Pasadena Christian Center in Pasadena, California by Tolkin & Associates Architecture, 2001

Located on a busy commercial street a few miles from Pasadena's Central Business District, the Pasadena Christian Center inhabits an old 700-seat movie theater. Local architects Tolkin & Associates Architecture carried out the adaptive re-use of the building, transforming it into a space for 300, with educational and children's worship facilities.

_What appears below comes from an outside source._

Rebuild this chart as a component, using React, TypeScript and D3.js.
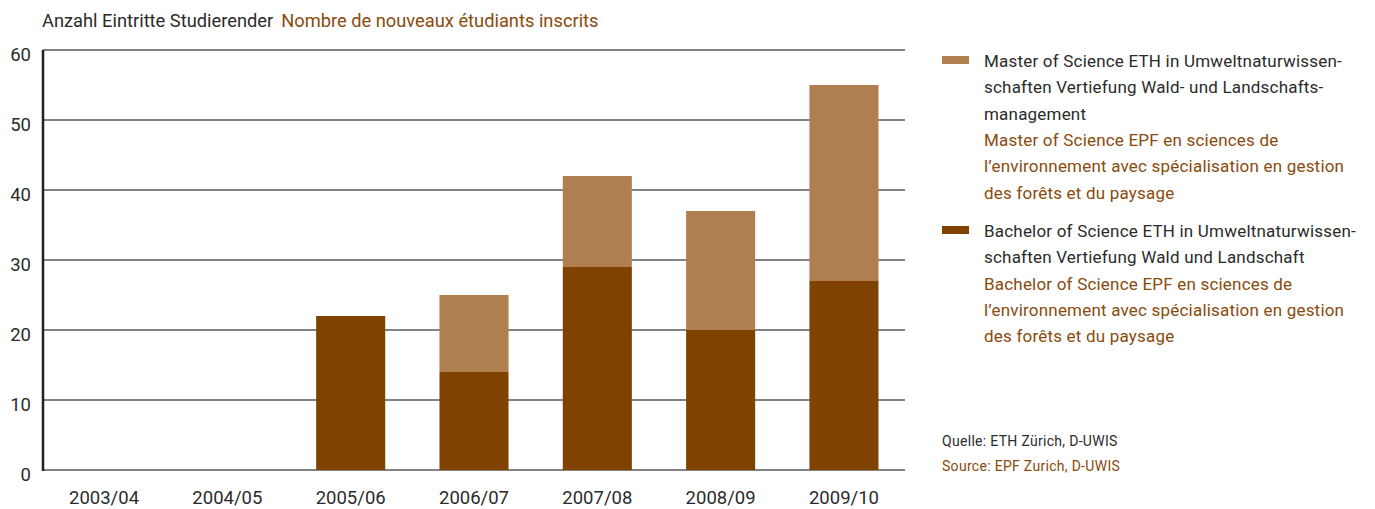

The most unique aspect of the movie theater, its lamella roof structure, became an important part of the Center's design. Stripped of its paint down to the bare wood, the wood structure forms the grand, congregational space with two new, smaller wooden structures inserted into the space for the educational and children's worship uses. These objects create a bottleneck between the entry and the main space through their placement, in what may be the project's one weak point. Otherwise the two wooden "blobs" are playful additions to the space.


The architects developed a unique framing system for shells of the new wooden structures, relating to the existing structure without mimicking it. Whereas the existing roof structure uses a regular sizing and spacing of framing elements in a compression arch system, the new structure acts more like an egg with the surface itself acting as the structure and the framing helping to stiffen the shell in an irregular sizing and spacing corresponding to the shell's form.


Although the finish of the two new shells is not as refined as the existing lamella roof and the same shells' framing distracts from sensing the irregular forms, they achieve their purpose of housing additional functions while also activating the larger space around them. Given that the services are spontaneous and joyous in their performance, it is appropriate that the architects strove for a new way to create something different yet economical.